My family is made up of Canadians and Americans which is awesome. This past weekend, my American niece brought a friend to our Thanksgiving gathering . In celebrating her very first Canadian Thanksgiving she asked, “So how do Canadians do Thanksgiving?” It’s a fair question and a much more sophisticated one than “Canadians have their own Thanksgiving?” or “Why don’t you celebrate it at the end of November?” which are two questions I have also been asked. My American nephew has always provided the best possible answer when asked the difference between Canadian and American Thanksgiving: “Same food; different relatives.” There you go.
So while it’s awesome that my family is made up of Canadians and Americans, it is not awesome that they get two Thanksgivings and I only get one. That is for the birds (see what I did there?) and I want in on that!
I have an open invitation to US Thanksgiving from my American family but I have been unable to attend one because the US Thanksgiving does not fall on a Canadian holiday. See, Columbus Day often falls on Canadian Thanksgiving Monday. I must say I really appreciate that Christopher Columbus could coincide his landing in Central America with Canadian Thanksgiving so that so many of my US relatives can join us. While Columbus Day is not a national holiday in the US, it has for the most part been observed by most of the schools my American nieces and nephew attend, and by some US employers.
I now I am thinking that the only way for me to celebrate US Thanksgiving on a regular basis to have a Canadian national holiday coincide with the US one. (I’m a little surprised that no one asked this of our party leaders during the recent national debates but, whatever.)

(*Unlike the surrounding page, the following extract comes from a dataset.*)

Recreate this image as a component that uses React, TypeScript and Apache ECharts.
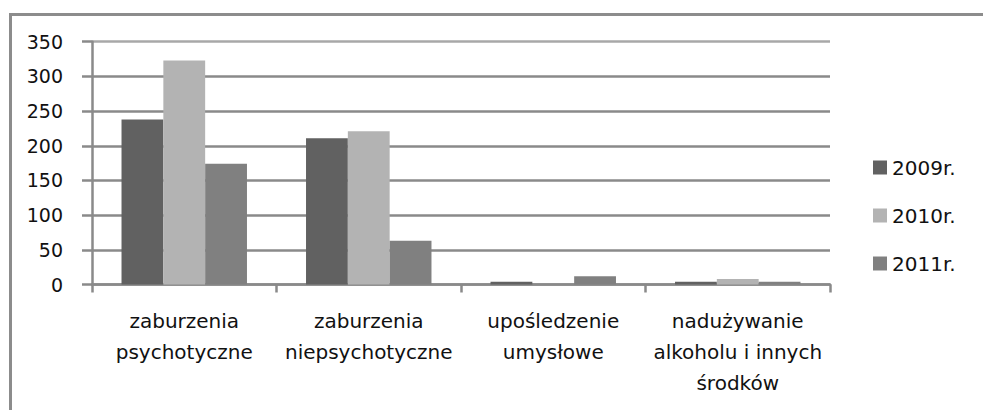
import React, { useEffect, useRef } from "react";
import * as echarts from "echarts";

const categories = [
  "zaburzenia\npsychotyczne",
  "zaburzenia\nniepsychotyczne",
  "upośledzenie\numysłowe",
  "nadużywanie\nalkoholu i innych\nśrodków",
];
const seriesNames = ["2009r.", "2010r.", "2011r."];
const values2009 = [238, 211, 4, 4];
const values2010 = [323, 221, 0, 8];
const values2011 = [174, 63, 12, 4];
const yTicks = [0, 50, 100, 150, 200, 250, 300, 350];
const colors = ["#616161", "#b3b3b3", "#808080"];

const FONT = "DejaVu Sans";

export default function App() {
  const ref = useRef<HTMLDivElement>(null);
  useEffect(() => {
    document.body.style.margin = "0";
    const chart = echarts.init(ref.current!, null, { renderer: "svg" });
    const data = [values2009, values2010, values2011];
    const gridColors = yTicks.map((_, i) => (i === yTicks.length - 1 ? "#a8a8a8" : "#8a8a8a"));
    chart.setOption({
      animation: false,
      backgroundColor: "#ffffff",
      textStyle: { fontFamily: FONT },
      grid: { left: 92, top: 41.7, width: 738, height: 242.8, containLabel: false },
      legend: {
        orient: "vertical",
        left: 868,
        top: 152,
        itemWidth: 14,
        itemHeight: 14,
        itemGap: 27,
        icon: "rect",
        textStyle: { fontSize: 20, color: "#111", fontFamily: FONT, lineHeight: 21 },
        data: seriesNames,
      },
      xAxis: {
        type: "category",
        data: categories,
        boundaryGap: true,
        axisLine: { lineStyle: { color: "#8a8a8a", width: 2.5 } },
        axisTick: { show: true, length: 8, lineStyle: { color: "#8a8a8a", width: 2.5 } },
        axisLabel: {
          interval: 0,
          margin: 21,
          fontSize: 20,
          lineHeight: 31,
          color: "#111",
          fontFamily: FONT,
        },
      },
      yAxis: {
        type: "value",
        min: 0,
        max: 350,
        interval: 50,
        axisLine: { show: true, lineStyle: { color: "#8a8a8a", width: 2.5 } },
        axisTick: { show: true, length: 10, lineStyle: { color: "#8a8a8a", width: 2.5 } },
        splitLine: { show: true, lineStyle: { color: gridColors, width: 2.5 } },
        axisLabel: { margin: 29, fontSize: 19, color: "#111", fontFamily: FONT },
      },
      series: seriesNames.map((name, i) => ({
        name,
        type: "bar",
        data: data[i],
        barGap: "0%",
        barCategoryGap: "32%",
        itemStyle: { color: colors[i] },
      })),
      graphic: [
        {
          type: "rect",
          left: 8,
          top: 12,
          shape: { x: 0, y: 0, width: 1000, height: 500 },
          style: { fill: "none", stroke: "#8c8c8c", lineWidth: 3 },
          silent: true,
        },
      ],
    });
    return () => chart.dispose();
  }, []);
  return <div ref={ref} style={{ width: 983, height: 410 }} />;
}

The problem I’ve run into (which I am guessing the party leaders might already know) is that I cannot come up with a single important historical event that took place in our history at the end of November – one that Canadians can celebrate nationally and that would coincide with US Thanksgiving. This leads me to conclude that Canadians didn’t do much at the end of November other than put their winter tires on, pack their freezers with moose meat and lie dormant for the winter.
We seem to have our own Black Friday now, a spillover from the US tradition of the Friday after Thanksgiving being the busiest shopping day of the year. You can hardly designate Black Friday a holiday though can you? And then there’s Louis Riel’s hanging at the end of November for his part in the North-West Rebellion but that’s hardly a happy occasion to make a national holiday. It is a provincial holiday in Manitoba but in February. I just think it’s a little harsh to ask Americans to change their Thanksgiving holiday to February. Besides, it’s tough to find a live turkey to pardon in February in many parts of North America.
Still, it would be nice to celebrate another Thanksgiving. Plenty to be thankful for … on both sides of the border!
Happy belated Thanksgiving to all my Canadian friends and an early wish to all my American friends for a magnificent Thanksgiving … in November … when I’m out putting on my winter tires … and packing my freezer with moose meat.